Zwischen Pragmatismus, Angst und Schadenfreude

China sieht im Scheitern der Militärintervention in Afghanistan einen Beleg für die schwindende Macht der USA. Gleichzeitig verfolgt China dort wirtschaftliche Interessen. Der Umgang mit den Taliban ist geprägt von Pragmatismus – und Angst.

Die Kommentatoren in den chinesischen Staatsmedien waren voller Häme. Die Machtübernahme der Taliban in Afghanistan, die Evakuierung westlicher Botschaftsmitarbeiter, das sei der Saigon-Moment der Amerikaner, hieß es unter Verweis auf die Evakuierung der US-Botschaft am Ende des Vietnamkrieges vor 46 Jahren. „Der Fall Kabuls läutet die Todesglocke für den Niedergang der US-Hegemonie ein“, titelte die staatliche Nachrichtenagentur Xinhua.

Doch bei aller Schadenfreude – Chinas Führung blickt auch sorgenvoll Richtung Afghanistan. In Peking sagt das niemand laut: Aber China hat lange von der US-Präsenz in Afghanistan profitiert – schuf sie doch ein Minimum an Stabilität. Dass jetzt die Taliban die Macht übernehmen, ist auch für Peking schwierig. Die gemeinsame Grenze mit Afghanistan ist zwar nur 76 Kilometer lang – ein unzugänglicher Pass in extremer Höhe. Dennoch fürchtet Peking, dass radikale Islamisten nach China einsickern könnten – in die Grenzregion Xinjiang (Uyghuristan).

Peking pflegt gute Beziehungen zu den Taliban

Fan Hongda von der Shanghaier Universität für internationale Studien mahnte schon vor Tagen: „Als Nachbarland und wichtiges Land in der Welt muss China Afghanistan helfen, Stabilität und Frieden herzustellen – schon wegen unserer eigenen nationalen Sicherheitsinteressen.“ Obwohl China im eigenen Land den Islam unterdrückt und muslimische Uiguren (Uyghuren) in Umerziehungslager sperrt, pflegt Peking gute Beziehungen zu den Taliban: etwa im Juli bei einem Treffen von Außenminister Wang Yi mit einer Delegation unter Leitung des Talibanführers Abdul Ghani Baradar.

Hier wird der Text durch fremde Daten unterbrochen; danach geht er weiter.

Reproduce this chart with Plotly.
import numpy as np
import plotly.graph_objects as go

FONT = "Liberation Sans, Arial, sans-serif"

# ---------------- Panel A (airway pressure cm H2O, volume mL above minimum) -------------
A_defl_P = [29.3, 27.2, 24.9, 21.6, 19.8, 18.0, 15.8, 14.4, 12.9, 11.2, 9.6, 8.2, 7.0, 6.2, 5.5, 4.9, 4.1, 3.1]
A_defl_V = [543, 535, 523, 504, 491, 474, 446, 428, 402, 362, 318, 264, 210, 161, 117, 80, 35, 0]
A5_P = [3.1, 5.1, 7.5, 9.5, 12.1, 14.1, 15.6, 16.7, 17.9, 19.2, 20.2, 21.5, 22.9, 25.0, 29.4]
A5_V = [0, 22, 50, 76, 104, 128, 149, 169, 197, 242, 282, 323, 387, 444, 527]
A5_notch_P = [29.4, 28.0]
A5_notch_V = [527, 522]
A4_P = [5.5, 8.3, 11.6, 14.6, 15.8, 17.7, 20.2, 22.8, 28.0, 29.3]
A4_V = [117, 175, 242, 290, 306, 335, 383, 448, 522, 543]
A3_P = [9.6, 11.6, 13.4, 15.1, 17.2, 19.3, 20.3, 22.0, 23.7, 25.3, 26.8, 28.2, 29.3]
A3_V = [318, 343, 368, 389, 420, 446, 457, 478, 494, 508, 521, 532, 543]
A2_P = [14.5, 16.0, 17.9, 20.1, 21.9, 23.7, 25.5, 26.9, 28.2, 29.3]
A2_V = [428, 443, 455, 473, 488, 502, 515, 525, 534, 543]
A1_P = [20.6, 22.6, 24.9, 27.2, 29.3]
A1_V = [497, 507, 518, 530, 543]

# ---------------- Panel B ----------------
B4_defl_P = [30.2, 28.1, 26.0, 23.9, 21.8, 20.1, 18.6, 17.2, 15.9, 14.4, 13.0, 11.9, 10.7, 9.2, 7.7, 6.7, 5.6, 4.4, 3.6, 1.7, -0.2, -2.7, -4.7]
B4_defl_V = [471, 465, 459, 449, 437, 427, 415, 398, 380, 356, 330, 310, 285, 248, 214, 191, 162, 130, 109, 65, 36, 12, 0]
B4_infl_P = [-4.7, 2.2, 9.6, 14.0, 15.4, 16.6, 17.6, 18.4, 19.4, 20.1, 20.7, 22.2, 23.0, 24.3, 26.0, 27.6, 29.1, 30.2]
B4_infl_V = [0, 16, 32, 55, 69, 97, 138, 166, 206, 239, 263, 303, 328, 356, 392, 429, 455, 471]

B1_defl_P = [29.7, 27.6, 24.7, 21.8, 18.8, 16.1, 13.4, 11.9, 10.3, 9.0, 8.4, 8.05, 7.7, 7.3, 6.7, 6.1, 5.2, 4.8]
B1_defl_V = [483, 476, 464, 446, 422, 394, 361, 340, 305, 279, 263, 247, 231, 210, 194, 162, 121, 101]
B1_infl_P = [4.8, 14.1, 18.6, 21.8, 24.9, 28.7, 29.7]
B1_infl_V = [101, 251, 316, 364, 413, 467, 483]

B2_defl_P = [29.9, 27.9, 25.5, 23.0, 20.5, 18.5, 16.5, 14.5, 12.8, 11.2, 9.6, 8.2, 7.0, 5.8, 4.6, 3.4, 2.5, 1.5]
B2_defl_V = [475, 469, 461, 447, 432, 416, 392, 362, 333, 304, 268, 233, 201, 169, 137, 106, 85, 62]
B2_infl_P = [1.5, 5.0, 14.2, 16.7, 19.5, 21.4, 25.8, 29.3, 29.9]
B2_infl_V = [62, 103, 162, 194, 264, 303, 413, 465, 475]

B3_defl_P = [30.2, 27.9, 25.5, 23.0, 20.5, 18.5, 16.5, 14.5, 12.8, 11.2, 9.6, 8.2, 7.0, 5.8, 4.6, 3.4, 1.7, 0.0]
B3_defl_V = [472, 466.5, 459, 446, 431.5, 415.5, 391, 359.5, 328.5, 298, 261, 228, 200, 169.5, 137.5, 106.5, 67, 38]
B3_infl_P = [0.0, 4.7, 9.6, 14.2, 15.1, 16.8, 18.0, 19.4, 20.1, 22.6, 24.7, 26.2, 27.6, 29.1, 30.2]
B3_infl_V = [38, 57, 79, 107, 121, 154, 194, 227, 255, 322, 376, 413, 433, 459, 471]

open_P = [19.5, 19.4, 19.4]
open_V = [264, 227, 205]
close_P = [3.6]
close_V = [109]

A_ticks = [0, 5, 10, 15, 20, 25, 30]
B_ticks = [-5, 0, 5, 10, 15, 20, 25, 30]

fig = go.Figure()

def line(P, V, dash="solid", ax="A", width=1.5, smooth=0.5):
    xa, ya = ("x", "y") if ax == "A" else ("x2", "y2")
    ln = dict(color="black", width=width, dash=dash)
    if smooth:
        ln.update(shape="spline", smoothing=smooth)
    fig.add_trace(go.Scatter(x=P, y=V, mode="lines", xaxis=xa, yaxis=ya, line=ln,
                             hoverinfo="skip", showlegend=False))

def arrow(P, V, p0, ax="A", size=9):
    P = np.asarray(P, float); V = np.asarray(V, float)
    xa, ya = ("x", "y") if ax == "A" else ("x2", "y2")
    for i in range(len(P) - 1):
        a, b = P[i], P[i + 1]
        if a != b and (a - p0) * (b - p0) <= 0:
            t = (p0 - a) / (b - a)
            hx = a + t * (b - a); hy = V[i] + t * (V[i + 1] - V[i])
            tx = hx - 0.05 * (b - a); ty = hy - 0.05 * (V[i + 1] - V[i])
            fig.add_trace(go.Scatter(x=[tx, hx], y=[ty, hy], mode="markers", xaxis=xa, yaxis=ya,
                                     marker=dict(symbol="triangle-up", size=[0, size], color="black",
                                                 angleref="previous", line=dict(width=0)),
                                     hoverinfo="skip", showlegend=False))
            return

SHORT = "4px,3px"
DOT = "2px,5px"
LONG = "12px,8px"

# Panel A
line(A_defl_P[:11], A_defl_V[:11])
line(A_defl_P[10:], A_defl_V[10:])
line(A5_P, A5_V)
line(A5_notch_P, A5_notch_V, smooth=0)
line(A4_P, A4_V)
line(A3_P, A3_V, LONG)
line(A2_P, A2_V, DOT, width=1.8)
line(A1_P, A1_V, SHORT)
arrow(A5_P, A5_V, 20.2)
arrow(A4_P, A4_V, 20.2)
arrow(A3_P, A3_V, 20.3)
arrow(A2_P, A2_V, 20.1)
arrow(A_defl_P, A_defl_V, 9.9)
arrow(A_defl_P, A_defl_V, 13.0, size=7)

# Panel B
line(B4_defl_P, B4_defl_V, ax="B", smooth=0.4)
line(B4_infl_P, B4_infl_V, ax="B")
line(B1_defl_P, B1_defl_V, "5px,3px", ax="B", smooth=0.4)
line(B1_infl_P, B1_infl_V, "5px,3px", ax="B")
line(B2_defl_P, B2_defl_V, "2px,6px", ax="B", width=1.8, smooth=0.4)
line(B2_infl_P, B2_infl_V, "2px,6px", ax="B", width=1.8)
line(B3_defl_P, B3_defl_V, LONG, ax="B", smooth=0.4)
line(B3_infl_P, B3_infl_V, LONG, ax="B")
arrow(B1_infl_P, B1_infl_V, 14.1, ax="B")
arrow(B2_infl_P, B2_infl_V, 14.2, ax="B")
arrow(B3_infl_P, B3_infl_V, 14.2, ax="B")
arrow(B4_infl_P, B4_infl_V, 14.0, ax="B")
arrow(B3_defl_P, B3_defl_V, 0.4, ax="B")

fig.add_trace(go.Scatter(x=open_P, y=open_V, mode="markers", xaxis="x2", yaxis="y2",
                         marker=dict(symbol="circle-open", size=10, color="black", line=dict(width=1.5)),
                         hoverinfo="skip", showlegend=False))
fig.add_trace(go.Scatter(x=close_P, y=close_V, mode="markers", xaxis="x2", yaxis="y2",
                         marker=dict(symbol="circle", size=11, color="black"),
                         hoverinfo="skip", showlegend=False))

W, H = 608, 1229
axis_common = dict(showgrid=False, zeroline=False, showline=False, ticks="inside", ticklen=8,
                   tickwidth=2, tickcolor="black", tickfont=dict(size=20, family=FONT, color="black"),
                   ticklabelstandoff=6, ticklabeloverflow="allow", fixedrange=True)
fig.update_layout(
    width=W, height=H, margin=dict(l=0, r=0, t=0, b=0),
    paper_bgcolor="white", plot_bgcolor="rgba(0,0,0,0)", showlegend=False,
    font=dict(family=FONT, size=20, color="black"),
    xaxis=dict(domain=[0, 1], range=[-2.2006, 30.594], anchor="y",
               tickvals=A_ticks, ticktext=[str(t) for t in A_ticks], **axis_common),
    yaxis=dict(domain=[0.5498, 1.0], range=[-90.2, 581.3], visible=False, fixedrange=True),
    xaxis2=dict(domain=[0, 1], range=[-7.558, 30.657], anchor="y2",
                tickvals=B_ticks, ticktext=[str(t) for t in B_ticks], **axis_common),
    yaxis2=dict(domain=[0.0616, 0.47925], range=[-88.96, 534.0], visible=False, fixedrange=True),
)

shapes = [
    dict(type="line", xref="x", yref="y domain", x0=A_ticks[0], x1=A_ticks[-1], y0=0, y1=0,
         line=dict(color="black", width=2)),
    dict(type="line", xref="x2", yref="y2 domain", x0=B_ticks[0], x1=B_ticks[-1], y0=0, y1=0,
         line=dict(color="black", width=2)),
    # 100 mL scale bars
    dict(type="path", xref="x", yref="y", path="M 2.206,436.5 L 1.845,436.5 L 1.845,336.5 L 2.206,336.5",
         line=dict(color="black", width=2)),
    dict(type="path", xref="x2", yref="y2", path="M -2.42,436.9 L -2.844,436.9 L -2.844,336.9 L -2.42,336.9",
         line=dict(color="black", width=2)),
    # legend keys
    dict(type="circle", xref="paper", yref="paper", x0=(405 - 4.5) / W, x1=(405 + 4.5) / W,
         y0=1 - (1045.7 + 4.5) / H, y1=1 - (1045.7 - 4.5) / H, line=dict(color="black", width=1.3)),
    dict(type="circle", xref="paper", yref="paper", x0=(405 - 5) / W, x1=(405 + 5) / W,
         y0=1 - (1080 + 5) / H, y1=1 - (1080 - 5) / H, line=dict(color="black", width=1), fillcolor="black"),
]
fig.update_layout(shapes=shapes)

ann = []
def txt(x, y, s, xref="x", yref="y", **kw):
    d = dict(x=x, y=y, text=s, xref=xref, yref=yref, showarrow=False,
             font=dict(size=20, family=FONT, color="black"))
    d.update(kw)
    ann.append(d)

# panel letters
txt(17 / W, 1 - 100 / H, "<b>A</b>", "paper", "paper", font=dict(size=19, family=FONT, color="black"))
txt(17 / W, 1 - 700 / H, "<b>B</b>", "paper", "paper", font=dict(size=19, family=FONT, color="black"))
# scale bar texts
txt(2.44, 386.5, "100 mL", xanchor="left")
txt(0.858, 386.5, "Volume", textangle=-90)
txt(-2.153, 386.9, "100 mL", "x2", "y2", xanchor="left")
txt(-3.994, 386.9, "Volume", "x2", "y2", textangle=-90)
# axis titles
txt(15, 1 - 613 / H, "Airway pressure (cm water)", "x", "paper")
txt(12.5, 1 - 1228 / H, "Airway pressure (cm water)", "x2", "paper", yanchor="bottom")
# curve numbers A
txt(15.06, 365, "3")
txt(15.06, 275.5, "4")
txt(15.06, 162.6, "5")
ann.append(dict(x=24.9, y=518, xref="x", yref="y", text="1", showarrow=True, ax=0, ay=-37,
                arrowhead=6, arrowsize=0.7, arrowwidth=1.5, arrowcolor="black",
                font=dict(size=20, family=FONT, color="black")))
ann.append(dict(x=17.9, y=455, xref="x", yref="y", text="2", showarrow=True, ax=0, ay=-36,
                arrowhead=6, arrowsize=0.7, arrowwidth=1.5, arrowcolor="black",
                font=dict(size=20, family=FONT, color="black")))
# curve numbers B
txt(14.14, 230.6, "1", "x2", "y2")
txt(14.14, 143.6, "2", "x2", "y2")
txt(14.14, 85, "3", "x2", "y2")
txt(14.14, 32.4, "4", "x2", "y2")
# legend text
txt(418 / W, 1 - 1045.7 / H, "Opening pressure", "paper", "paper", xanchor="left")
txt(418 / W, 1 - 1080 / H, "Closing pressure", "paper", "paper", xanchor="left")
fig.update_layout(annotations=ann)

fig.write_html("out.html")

Auch gestern war China eines der ersten Länder, die den neuen Machthabern in Kabul „freundliche Beziehungen“ anboten. „China respektiert das Recht des afghanischen Volkes, über sein Schicksal und seine Zukunft zu entscheiden“, sagte Außenamtssprecherin Hua Chunying. „Wir sind bereit weiterhin gut-nachbarschaftliche Beziehungen mit Afghanistan zu pflegen und eine konstruktive Rolle im Wiederaufbau und der Entwicklung des Landes zu spielen.“

Hochriskante strategische Möglichkeiten

Die Taliban wiederum sind an Investitionen aus China interessiert und erhoffen sich durch die Beziehungen zu Peking mehr internationale Anerkennung. Damit tun sich für China neue strategische Möglichkeiten auf, die allerdings hochriskant sind. Eine Zusammenarbeit mit den neuen Machthabern in Kabul könnte China Infrastruktur-Aufträge bescheren, bestehende Milliarden-Investitionen absichern und Chinas neuer Seidenstraße neue Impulse geben – gilt doch Afghanistan als wichtiges Bindeglied zu den Staaten Zentralasiens.

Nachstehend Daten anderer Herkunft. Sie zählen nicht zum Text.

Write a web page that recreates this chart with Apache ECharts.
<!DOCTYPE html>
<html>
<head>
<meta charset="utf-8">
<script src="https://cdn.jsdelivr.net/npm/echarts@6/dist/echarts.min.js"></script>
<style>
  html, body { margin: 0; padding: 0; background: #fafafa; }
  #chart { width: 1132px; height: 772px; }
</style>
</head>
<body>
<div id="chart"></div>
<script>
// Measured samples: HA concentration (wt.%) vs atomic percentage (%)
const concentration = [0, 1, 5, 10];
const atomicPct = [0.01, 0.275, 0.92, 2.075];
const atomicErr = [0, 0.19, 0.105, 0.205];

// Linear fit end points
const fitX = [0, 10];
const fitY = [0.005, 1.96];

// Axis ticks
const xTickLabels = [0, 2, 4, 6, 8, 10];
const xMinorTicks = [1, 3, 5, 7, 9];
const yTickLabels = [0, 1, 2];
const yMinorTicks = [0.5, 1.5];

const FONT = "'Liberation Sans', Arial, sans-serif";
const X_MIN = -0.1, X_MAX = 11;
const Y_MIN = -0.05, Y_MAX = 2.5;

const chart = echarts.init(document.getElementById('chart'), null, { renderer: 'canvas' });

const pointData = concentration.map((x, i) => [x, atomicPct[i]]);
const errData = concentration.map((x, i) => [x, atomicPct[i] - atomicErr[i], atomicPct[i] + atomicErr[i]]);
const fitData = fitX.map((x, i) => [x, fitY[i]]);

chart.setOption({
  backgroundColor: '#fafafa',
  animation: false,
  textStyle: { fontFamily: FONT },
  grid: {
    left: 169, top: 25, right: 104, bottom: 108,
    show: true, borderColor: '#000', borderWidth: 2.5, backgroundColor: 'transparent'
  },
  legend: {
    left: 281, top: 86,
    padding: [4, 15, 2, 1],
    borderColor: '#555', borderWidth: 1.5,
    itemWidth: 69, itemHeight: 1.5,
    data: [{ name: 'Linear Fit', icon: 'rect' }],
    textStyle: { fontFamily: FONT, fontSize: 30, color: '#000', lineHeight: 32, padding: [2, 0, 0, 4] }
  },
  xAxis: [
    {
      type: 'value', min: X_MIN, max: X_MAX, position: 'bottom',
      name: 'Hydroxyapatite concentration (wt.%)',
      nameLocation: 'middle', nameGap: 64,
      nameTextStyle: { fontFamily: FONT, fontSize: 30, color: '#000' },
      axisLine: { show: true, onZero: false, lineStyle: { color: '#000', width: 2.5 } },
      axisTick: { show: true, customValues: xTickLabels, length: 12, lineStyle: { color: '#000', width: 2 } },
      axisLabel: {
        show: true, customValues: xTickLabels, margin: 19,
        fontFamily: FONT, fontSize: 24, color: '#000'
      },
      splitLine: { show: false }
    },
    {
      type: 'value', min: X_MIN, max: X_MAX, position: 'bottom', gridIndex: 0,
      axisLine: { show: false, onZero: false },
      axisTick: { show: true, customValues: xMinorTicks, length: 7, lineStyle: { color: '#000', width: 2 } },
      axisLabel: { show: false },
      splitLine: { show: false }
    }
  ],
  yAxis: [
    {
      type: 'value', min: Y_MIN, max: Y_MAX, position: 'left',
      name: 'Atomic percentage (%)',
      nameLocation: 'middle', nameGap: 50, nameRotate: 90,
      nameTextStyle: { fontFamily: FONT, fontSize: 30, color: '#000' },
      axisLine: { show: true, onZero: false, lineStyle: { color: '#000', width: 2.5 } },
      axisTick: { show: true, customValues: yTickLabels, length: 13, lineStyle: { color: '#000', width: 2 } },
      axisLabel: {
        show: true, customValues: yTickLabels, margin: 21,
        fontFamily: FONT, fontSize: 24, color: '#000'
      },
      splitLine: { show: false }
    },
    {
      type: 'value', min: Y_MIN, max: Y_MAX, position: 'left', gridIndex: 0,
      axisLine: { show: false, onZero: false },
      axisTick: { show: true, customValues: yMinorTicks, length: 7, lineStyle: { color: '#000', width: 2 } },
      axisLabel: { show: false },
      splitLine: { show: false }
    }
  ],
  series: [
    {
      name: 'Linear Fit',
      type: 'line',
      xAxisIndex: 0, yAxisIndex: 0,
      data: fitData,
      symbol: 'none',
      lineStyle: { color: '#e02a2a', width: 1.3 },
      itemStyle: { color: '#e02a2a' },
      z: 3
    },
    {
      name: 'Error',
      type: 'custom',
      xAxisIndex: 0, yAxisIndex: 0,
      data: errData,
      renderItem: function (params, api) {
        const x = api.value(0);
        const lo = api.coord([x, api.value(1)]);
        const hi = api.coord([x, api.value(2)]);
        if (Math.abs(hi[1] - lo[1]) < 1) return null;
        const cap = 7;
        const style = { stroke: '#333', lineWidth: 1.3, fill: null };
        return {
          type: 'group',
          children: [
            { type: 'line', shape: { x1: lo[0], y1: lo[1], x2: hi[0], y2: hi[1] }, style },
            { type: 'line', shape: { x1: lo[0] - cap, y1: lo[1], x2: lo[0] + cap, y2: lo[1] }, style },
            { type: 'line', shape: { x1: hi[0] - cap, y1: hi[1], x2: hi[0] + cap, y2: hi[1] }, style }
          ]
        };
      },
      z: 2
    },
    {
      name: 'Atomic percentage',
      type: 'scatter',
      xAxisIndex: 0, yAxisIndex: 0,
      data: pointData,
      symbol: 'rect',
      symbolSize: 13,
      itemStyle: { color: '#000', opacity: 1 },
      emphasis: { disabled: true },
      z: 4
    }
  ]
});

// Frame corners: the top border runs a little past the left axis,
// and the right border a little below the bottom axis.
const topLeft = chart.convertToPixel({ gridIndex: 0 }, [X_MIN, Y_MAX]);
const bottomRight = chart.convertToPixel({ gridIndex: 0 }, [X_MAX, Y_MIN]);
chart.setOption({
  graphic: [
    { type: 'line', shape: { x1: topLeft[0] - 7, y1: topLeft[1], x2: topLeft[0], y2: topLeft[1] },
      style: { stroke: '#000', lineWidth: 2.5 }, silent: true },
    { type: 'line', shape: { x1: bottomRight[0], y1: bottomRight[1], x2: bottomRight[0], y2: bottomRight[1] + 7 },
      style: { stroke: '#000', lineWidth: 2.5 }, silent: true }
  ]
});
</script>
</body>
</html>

Aber Peking bleibt vorsichtig. China erwarte, dass die Taliban ihre Zusagen umsetzen: einen reibungslosen Übergang in Afghanistan sicherzustellen und jede Art von Terrorismus und Gewalt einzudämmen, so Außenamtssprecherin Hua. Die chinesische Botschaft in Kabul hat Peking bislang nicht geschlossen. Doch die Sicherungen an der schmalen Grenze zu Afghanistan wurden laut Medienberichten schon vor Monaten verstärkt. Als ausgemacht gilt auch, dass sich China nicht in militärische Abenteuer in Afghanistan hineinziehen lassen will. Staatsmedien warnen seit Tagen: Nicht von ungefähr gelte Afghanistan als „Friedhof der Imperien“.